In 1995, the Alexandria City Public Schools in Virginia launched a bold technology initiative to ensure that its students would have the skills needed for the 21st century. In keeping with Virginia’s new statewide school technology initiative, every public school classroom in Alexandria needed to be connected to the internet.

But Chris Sieger, the school district’s director of information technology services, viewed internet access as just one element in an integrated system.

“The [state] established minimum technology standards,” Sieger said. “We expanded that directive by creating a technology plan for our school district that addressed administrative routines and teacher training, in addition to computers in the classroom. We wanted to make our students, teachers, and support staff more productive.”

The scope of the district’s initiative is extensive. In the classrooms, students and teachers will use dual-platform computers, graphing calculators, and digital video cameras for distance learning and TV production. Every classroom is equipped with telephones and voice mail to connect teachers and students to parents and the community. School libraries have been automated to provide students with CD-ROM and worldwide research capabilities.

In 1993, prior to the district’s technology initiative, many classrooms had no computers and there were no internet connections. Today, the school system has one of the best-equipped networks in the nation. Alexandria schools have more than 5,000 available ports and are capable of supporting thousands more. Every classroom has computers and internet access.

Implementing the plan

Sieger sought help in implementing his initiative from a systems reseller with expertise in internet and enterprise network management technology. Software Productivity Strategists Inc., of Rockville, Md., recommended Hewlett-Packard’s enterprise network management and internet management software applications, combined with eMail and calendar scheduling applications from Netscape Communications Corp.
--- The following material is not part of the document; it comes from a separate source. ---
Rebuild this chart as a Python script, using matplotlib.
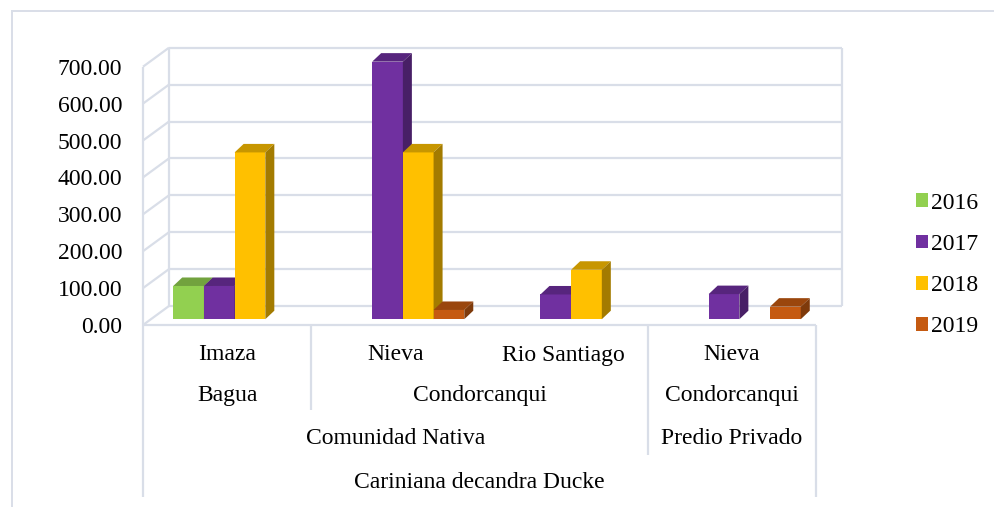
import matplotlib
matplotlib.use("Agg")
import matplotlib.pyplot as plt
from matplotlib.patches import Polygon, Patch
from matplotlib.lines import Line2D
from matplotlib.colors import to_rgb

# ---- data -------------------------------------------------------------
years = ["2016", "2017", "2018", "2019"]
distritos = ["Imaza", "Nieva", "Rio Santiago", "Nieva"]
provincias = ["Bagua", "Condorcanqui", "Condorcanqui"]
provincia_span = [(0, 1), (1, 3), (3, 4)]
tenencias = ["Comunidad Nativa", "Predio Privado"]
tenencia_span = [(0, 3), (3, 4)]
especie = "Cariniana decandra Ducke"

v2016 = [90, None, None, None]
v2017 = [90, 698, 67, 68]
v2018 = [452, 452, 134, None]
v2019 = [None, 25, None, 34]
series = [v2016, v2017, v2018, v2019]

colors = ["#92D050", "#7030A0", "#FFC000", "#C55A11"]
y_ticks = [0, 100, 200, 300, 400, 500, 600, 700]

# ---- layout (pixel geometry of the pseudo-3D frame) ------------------
W_PX, H_PX = 995, 507
FRONT_L, FRONT_R = 143, 816          # front edge of the floor
FRONT_Y0 = 325                       # pixel row of value 0 at the front
PX_PER_UNIT = 0.369                  # pixels per value unit
DEPTH_X, DEPTH_Y = 26, 19            # wall depth offset in pixels
n_cat = len(distritos)

PXX = n_cat / (FRONT_R - FRONT_L)    # category units per pixel
PXY = 1 / PX_PER_UNIT                # value units per pixel
DX, DY = DEPTH_X * PXX, DEPTH_Y * PXY

plt.rcParams["font.family"] = ["Liberation Serif", "DejaVu Serif"]
FS = 17
GRID = "#D9DEE8"

fig = plt.figure(figsize=(W_PX / 100, H_PX / 100), dpi=100)
top_px = FRONT_Y0 - (700 * PX_PER_UNIT + DEPTH_Y) - 1.5
ax = fig.add_axes([FRONT_L / W_PX, 1 - FRONT_Y0 / H_PX,
                   (FRONT_R + DEPTH_X - FRONT_L) / W_PX,
                   (FRONT_Y0 - top_px) / H_PX])
ax.set_xlim(0, n_cat + DX)
ax.set_ylim(0, (FRONT_Y0 - top_px) * PXY)
for s in ax.spines.values():
    s.set_visible(False)
ax.set_xticks([])
ax.set_yticks(y_ticks)
ax.set_yticklabels([f"{t:.2f}" for t in y_ticks], fontsize=FS)
ax.tick_params(axis="y", length=0, pad=15)
ax.patch.set_alpha(0)

lw = 1.6
def line(xs, ys, **kw):
    ax.add_line(Line2D(xs, ys, color=GRID, lw=lw, clip_on=False,
                       solid_capstyle="butt", zorder=1, **kw))

# back wall gridlines and side-wall diagonals
for t in y_ticks:
    line([DX, n_cat + DX], [t + DY, t + DY])
    line([0, DX], [t, t + DY])
line([DX, DX], [DY, 700 + DY])
line([n_cat + DX, n_cat + DX], [DY, 700 + DY])
line([0, 0], [0, 700])
line([0, n_cat], [0, 0])

# ---- bars (front / top / side faces) ---------------------------------
def shade(c, f):
    r, g, b = to_rgb(c)
    return (r * f, g * f, b * f)

BW = 30.7 * PXX                     # bar width
OX, OY = 7.5 * PXX, 5.8 * PXY        # front face offset inside the floor
BDX, BDY = 9 * PXX, 8.5 * PXY        # bar depth
group_w = BW * len(series)
z = 3
for i in range(n_cat):
    start = i + 0.5 - group_w / 2 + OX
    for j, vals in enumerate(series):
        v = vals[i]
        if v is None:
            continue
        x0 = start + j * BW
        x1 = x0 + BW
        c = colors[j]
        ax.bar(x0, v, width=BW, bottom=OY, align="edge", color=c,
               edgecolor="none", zorder=z, clip_on=False)
        top = Polygon([(x0, OY + v), (x1, OY + v), (x1 + BDX, OY + v + BDY),
                       (x0 + BDX, OY + v + BDY)], closed=True,
                      facecolor=shade(c, 0.78), edgecolor="none",
                      zorder=z, clip_on=False)
        side = Polygon([(x1, OY), (x1, OY + v), (x1 + BDX, OY + v + BDY),
                        (x1 + BDX, OY + BDY)], closed=True,
                       facecolor=shade(c, 0.64), edgecolor="none",
                       zorder=z, clip_on=False)
        ax.add_patch(top)
        ax.add_patch(side)
        z += 1

# ---- multi-level category box ----------------------------------------
def py(p):
    return (FRONT_Y0 - p) * PXY

box_bottom = 497
line([0, 0], [0, py(box_bottom)])
line([n_cat, n_cat], [0, py(box_bottom)])
line([1, 1], [0, py(410)])
line([3, 3], [0, py(455)])

row_y = [355, 396, 438, 482]
for i, name in enumerate(distritos):
    ax.text(i + 0.5, py(row_y[0]), name, ha="center", va="center",
            fontsize=FS, clip_on=False)
for name, (a, b) in zip(provincias, provincia_span):
    ax.text((a + b) / 2, py(row_y[1]), name, ha="center", va="center",
            fontsize=FS, clip_on=False)
for name, (a, b) in zip(tenencias, tenencia_span):
    ax.text((a + b) / 2, py(row_y[2]), name, ha="center", va="center",
            fontsize=FS, clip_on=False)
ax.text(n_cat / 2, py(row_y[3]), especie, ha="center", va="center",
        fontsize=FS, clip_on=False)

# ---- legend ------------------------------------------------------------
handles = [Patch(facecolor=c, edgecolor="none") for c in colors]
fig.legend(handles, years, loc="center left",
           bbox_to_anchor=(904 / W_PX, 1 - 265 / H_PX), frameon=False,
           fontsize=FS, handlelength=0.5, handleheight=0.5,
           handletextpad=0.15, labelspacing=0.86, borderpad=0)

# ---- outer chart border --------------------------------------------------
fig.add_artist(Line2D([12 / W_PX, 12 / W_PX], [0, 1 - 11 / H_PX],
                      transform=fig.transFigure, color=GRID, lw=1.4))
fig.add_artist(Line2D([12 / W_PX, 1], [1 - 11 / H_PX, 1 - 11 / H_PX],
                      transform=fig.transFigure, color=GRID, lw=1.4))

fig.savefig("out.png", dpi=100)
Each school is wired with fiber optics that tie into local and wide area networks. An ATM network backbone supports voice, video, and data communications. At the district office, HP’s flexible servers power the school system’s varied applications. A separate server houses some of the district’s financial systems, as well as legacy applications that are still in transition, and servers at each school building run file and print functions and a distributed student information application.

“When you combine HP’s competitive server pricing with its top reliability (the company) is unbeatable,” Sieger said.
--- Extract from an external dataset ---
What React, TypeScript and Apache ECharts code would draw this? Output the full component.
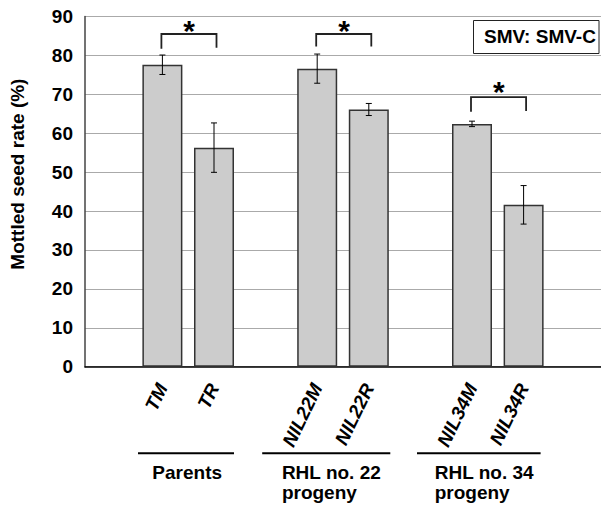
import React, { useEffect, useRef } from "react";
import * as echarts from "echarts";

// ---- data ----
const categories = ["", "TM", "TR", "", "NIL22M", "NIL22R", "", "NIL34M", "NIL34R", ""];
const means: (number | null)[] = [null, 77.6, 56.3, null, 76.6, 66.1, null, 62.4, 41.6, null];
const errors: (number | null)[] = [null, 2.5, 6.35, null, 3.75, 1.55, null, 0.7, 4.95, null];
// significance brackets: [leftIdx, rightIdx, topValue, leftEnd, rightEnd, starValue]
const brackets = [
  [1, 2, 85.5, 81.7, 82.0, 87.8],
  [4, 5, 85.5, 82.3, 82.3, 87.8],
  [7, 8, 69.3, 65.5, 65.7, 71.9],
];
const groupLabels = ["Parents", "RHL no. 22\nprogeny", "RHL no. 34\nprogeny"];
const groupMembers = [
  [1, 2],
  [4, 5],
  [7, 8],
];
const yTicks = { min: 0, max: 90, interval: 10 };
const annotation = "SMV: SMV-C";
const yTitle = "Mottled seed rate (%)";

const FONT = "'Liberation Sans', Arial, sans-serif";

// pixel offsets for group underline / text (layout only)
const groupLayout = [
  { lineL: -24.4, lineR: 20, align: "center", textDx: 0 },
  { lineL: -55, lineR: 21.5, align: "left", textDx: -35.3 },
  { lineL: -55, lineR: 17, align: "left", textDx: -37.3 },
];

export default function App() {
  const ref = useRef<HTMLDivElement>(null);
  useEffect(() => {
    document.body.style.margin = "0";
    const chart = echarts.init(ref.current!, undefined, { renderer: "svg" });
    const errData = means
      .map((m, i) => (m == null ? null : [i, m, errors[i]]))
      .filter((d) => d != null);
    chart.setOption({
      animation: false,
      backgroundColor: "#ffffff",
      title: {
        text: annotation,
        left: 484,
        top: 27,
        padding: 0,
        textStyle: { fontSize: 19, fontWeight: "bold", color: "#000", fontFamily: FONT },
      },
      grid: { left: 82, top: 16.5, bottom: 138.3, right: -12, containLabel: false },
      xAxis: {
        type: "category",
        data: categories,
        axisLine: { show: true, lineStyle: { color: "#000", width: 1.5 } },
        axisTick: { show: false },
        splitLine: { show: false },
        axisLabel: {
          interval: 0,
          rotate: 64,
          margin: 18,
          padding: [12, 0, 0, 0],
          color: "#000",
          fontFamily: FONT,
          fontStyle: "italic",
          fontWeight: "bold",
          fontSize: 19,
        },
      },
      yAxis: {
        type: "value",
        min: yTicks.min,
        max: yTicks.max,
        interval: yTicks.interval,
        name: yTitle,
        nameLocation: "middle",
        nameGap: 58,
        nameRotate: 90,
        nameTextStyle: {
          fontSize: 19,
          fontWeight: "bold",
          color: "#000",
          fontFamily: FONT,
          padding: [0, 0, 0, 35],
        },
        axisLine: { show: true, lineStyle: { color: "#444", width: 1.5 } },
        axisTick: { show: false },
        splitLine: { show: true, lineStyle: { color: "#aaaaaa", width: 1 } },
        axisLabel: { fontSize: 19, fontWeight: "bold", color: "#000", fontFamily: FONT, margin: 12 },
      },
      series: [
        {
          type: "bar",
          data: means.map((m) => (m == null ? "-" : m)),
          barWidth: 40,
          itemStyle: { color: "#cccccc", borderColor: "#333", borderWidth: 1.5 },
          z: 2,
        },
        {
          type: "custom",
          z: 3,
          data: errData,
          encode: { x: 0, y: 1 },
          renderItem: (params: any, api: any) => {
            const x = api.value(0);
            const m = api.value(1);
            const e = api.value(2);
            const t = api.coord([x, m + e]);
            const b = api.coord([x, m - e]);
            const hw = 3;
            const st = { stroke: "#000", lineWidth: 1 };
            return {
              type: "group",
              children: [
                { type: "line", shape: { x1: t[0], y1: t[1], x2: b[0], y2: b[1] }, style: st },
                { type: "line", shape: { x1: t[0] - hw, y1: t[1], x2: t[0] + hw, y2: t[1] }, style: st },
                { type: "line", shape: { x1: b[0] - hw, y1: b[1], x2: b[0] + hw, y2: b[1] }, style: st },
              ],
            };
          },
        },
        {
          type: "custom",
          z: 4,
          data: brackets,
          encode: { x: 0, y: 2 },
          renderItem: (params: any, api: any) => {
            const l = api.value(0);
            const r = api.value(1);
            const top = api.value(2);
            const le = api.value(3);
            const re = api.value(4);
            const sv = api.value(5);
            const p1 = api.coord([l, le]);
            const p2 = api.coord([l, top]);
            const p3 = api.coord([r, top]);
            const p4 = api.coord([r, re]);
            const s = api.coord([l, sv]);
            const s2 = api.coord([r, sv]);
            return {
              type: "group",
              children: [
                {
                  type: "polyline",
                  shape: { points: [[p1[0] - 1, p1[1]], [p2[0] - 1, p2[1]], [p3[0] + 2.5, p3[1]], [p4[0] + 2.5, p4[1]]] },
                  style: { stroke: "#222", lineWidth: 1.8, fill: null },
                },
                {
                  type: "text",
                  x: (s[0] + s2[0]) / 2 + 1,
                  y: s[1] + 5,
                  style: {
                    text: "*",
                    fontSize: 30,
                    fontWeight: "bold",
                    fontFamily: FONT,
                    fill: "#000",
                    align: "center",
                    verticalAlign: "middle",
                  },
                },
              ],
            };
          },
        },
      ],
    });

    // group annotations below the axis, positioned from the category scale
    const axisY = chart.convertToPixel({ yAxisIndex: 0 }, 0) as number;
    const graphics: any[] = [
      {
        type: "rect",
        shape: { x: 473.5, y: 20.5, width: 125.5, height: 33 },
        style: { fill: null, stroke: "#222", lineWidth: 1 },
        z: 10,
      },
    ];
    groupMembers.forEach((mem, gi) => {
      const a = chart.convertToPixel({ xAxisIndex: 0 }, mem[0]) as number;
      const b = chart.convertToPixel({ xAxisIndex: 0 }, mem[1]) as number;
      const lay = groupLayout[gi];
      const lineY = axisY + 86.6;
      graphics.push({
        type: "line",
        shape: { x1: a + lay.lineL, y1: lineY, x2: b + lay.lineR, y2: lineY },
        style: { stroke: "#000", lineWidth: 2 },
      });
      graphics.push({
        type: "text",
        x: lay.align === "center" ? (a + b) / 2 - 1 : a + lay.textDx,
        y: lineY + 9,
        style: {
          text: groupLabels[gi],
          fontSize: 19,
          fontWeight: "bold",
          fontFamily: FONT,
          fill: "#000",
          align: lay.align,
          verticalAlign: "top",
          lineHeight: 20,
        },
      });
    });
    chart.setOption({ graphic: graphics });
    return () => chart.dispose();
  }, []);
  return <div ref={ref} style={{ width: 601, height: 505 }} />;
}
He added that, due to its scope, the district’s technology initiative is being implemented over five years and is still a work-in-progress.

Initially, the reseller set up the hardware, installed the software, and conducted introductory tutorials so the Alexandria school staff could use the system and get a feel for its capabilities. Then the company worked with the school system to identify and prioritize the district’s requirements and determine how to configure the applications to meet those objectives.

During the first phase of implementation, Alexandria transitioned to its new eMail and calendar scheduling systems. The school board was the first entity to use it. Eventually, the entire school system will use this software.

At the next stage, implementation of the wide area network and student information software allowed teachers to enter lesson plans so that all district teachers could leverage one another’s work. Attendance is being taken online via the network to reduce administrative overhead.

“In the coming months, we will facilitate teachers’ individual student focus by providing them with online intranet access to the appropriate curriculum level for a specific student, based on data from the student’s information file,” Sieger said.

“Teachers will also have immediate access to test data banks and learning resources, which will allow them to customize lesson plans for optimal learning,” he said. “The intranet also will become the vehicle for many staff development programs.”

Setting the pace

The impact of the district’s technology initiative is already being felt. Today, teachers use their laptop computers for eMail, research, and demonstrations via large screen TV monitors. The Alexandria school system provides at least one resource teacher in every school for one-on-one mentoring.

Students and teachers, meanwhile, are becoming adept at computer technology and applications. Keyboarding, once a high school subject, is now mastered by many students in elementary grades. Workshops also provide parents with computer training, so they can work with their children at home.

The scope and size of the district’s initiative has attracted national recognition. Staff and students have made presentations before the Virginia State School Board Association’s annual conference, the state’s Educational Media Association, and the Virginia Society for Technology in Education.

Employers, meanwhile, are beginning to recognize Alexandria—a city of 120,000 people just south of Washington D.C.—as an ideal place to locate or relocate their businesses, because of the school system’s cutting-edge technology.

“Children who entered kindergarten in the first year of the technology initiative will graduate from high school in 2008, fully ready to meet the challenges of the 21st century,” Sieger said. “Our school system is at the forefront of our state’s educational technology, and we are proud to set the pace for technology in education.”